Сергей Довлатов в самой минимальной степени соглашается с Львом Толстым; он писал о своей второй, и окончательной, семье: «Любовь – это для молодежи. Для военнослужащих и спортсменов… А тут все гораздо сложнее. Тут уже не любовь, а судьба». Так как биографию и творческую жизнь Довлатова практически невозможно разделить, то эту цитату можно рассматривать как литературный подарок по-настоящему близким людям; они умели видеть в выдающемся писателе главное – его талант, который отбрасывал свет на все остальные проявления его личности и заставлял домочадцев мириться с неизбежными сложностями совместного существования с человеком, которому львиная доля жизни нужна была только для того, чтобы переплавить ее в литературу.

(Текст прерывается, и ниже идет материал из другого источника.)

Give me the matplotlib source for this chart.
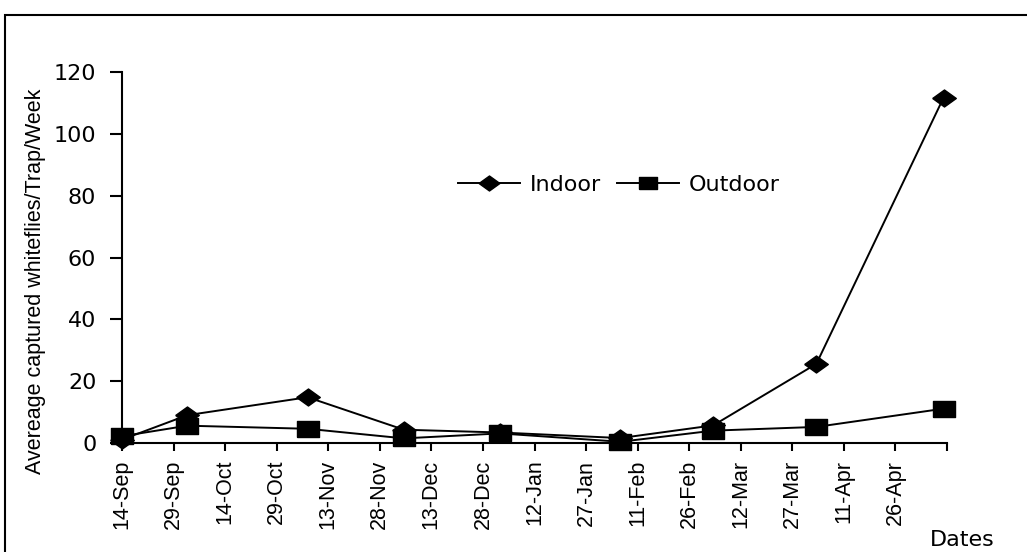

Сергей Довлатов считал творчество формой страдания. Он не верил, что можно быть счастливым и благополучным в жизни и при этом писать достойные произведения. Напомню: «
Счастье Лоры и Фимы столь полно, что они даже специально придумывают себе маленькие неприятности:
Бывало, что Фима являлся домой с виноватым лицом.
«– Ты расстроен, – спрашивала Лора, – в чем дело?
– А ты не будешь сердиться?
– Говори, а то я заплачу.
– Поклянись, что не будешь сердиться.
– Говори.
– Только не сердись. Я купил тебе итальянские сапожки.
– Ненормальный! Мы же договорились, что будем экономить. Покажи…
– Мне страшно захотелось. И цвет оригинальный… Такой коричневый…»
Почему этот милый диалог милой пары вызывает у нас такое щемящее чувство отвращения, будто мы съели что-то несвежее? Лора и Фима не сделали никому ничего плохого, более того, они охотно приютили в своем ухоженном доме главную героиню повести – веселую и легкомысленную Марусю. Когда-то, в Советском Союзе, Маруся жила безбедно и благополучно, дарила бедной родственнице Лоре свою поношенную одежду, а теперь, в Америке, они поменялись местами: Лора лучилась благополучием, а Маруся нуждалась в поддержке. И Лора говорит мужу:
«– Пусть живет. Пусть остается здесь сколько угодно… Не хочу я ей мстить за обиды, пережитые в юности. Не хочу демонстрировать своего превосходства… Мы будем выше этого. Ответим ей добром на зло… О чем ты думаешь?
– Я думаю – как хорошо, что у меня есть ты!
– А у меня – соответственно – ты!»
И от этого диалога, исполненного благородства и снисходительности, нас начинает тошнить. В чем тут дело? Сергей Довлатов показал ненавистную ему породу людей с самой лучшей их стороны, показал добрыми, милыми, славными, отзывчивыми, обнародовал всё, что могло бы говорить в их пользу. Но тем очевиднее обнажилась банальность, стандартность, косность их мышления, неспособность хоть какие-то вещи оценивать и видеть самостоятельно, их правильность, норма, которая обезличивает, смывает с человека индивидуальность, превращает в предсказуемого робота, винтик социальной системы. Винтик всегда найдет местечко для счастья даже в рушащемся мире и всегда будет считать страдание вирусным заболеванием. От страданий есть вакцина – счастье, взаимная любовь. Лермонтовский категорический романтизм реалистичного Довлатова проявился как раз в этой тонкой материи чувств: там, где любовь взаимна, там торжествуют глупость и пошлость.
Несчастную безнадежную любовь Довлатов описал в нескольких вещах, но, наверное, самый одинокий, самый отчаянный крик любви пронизывает его роман «Филиал».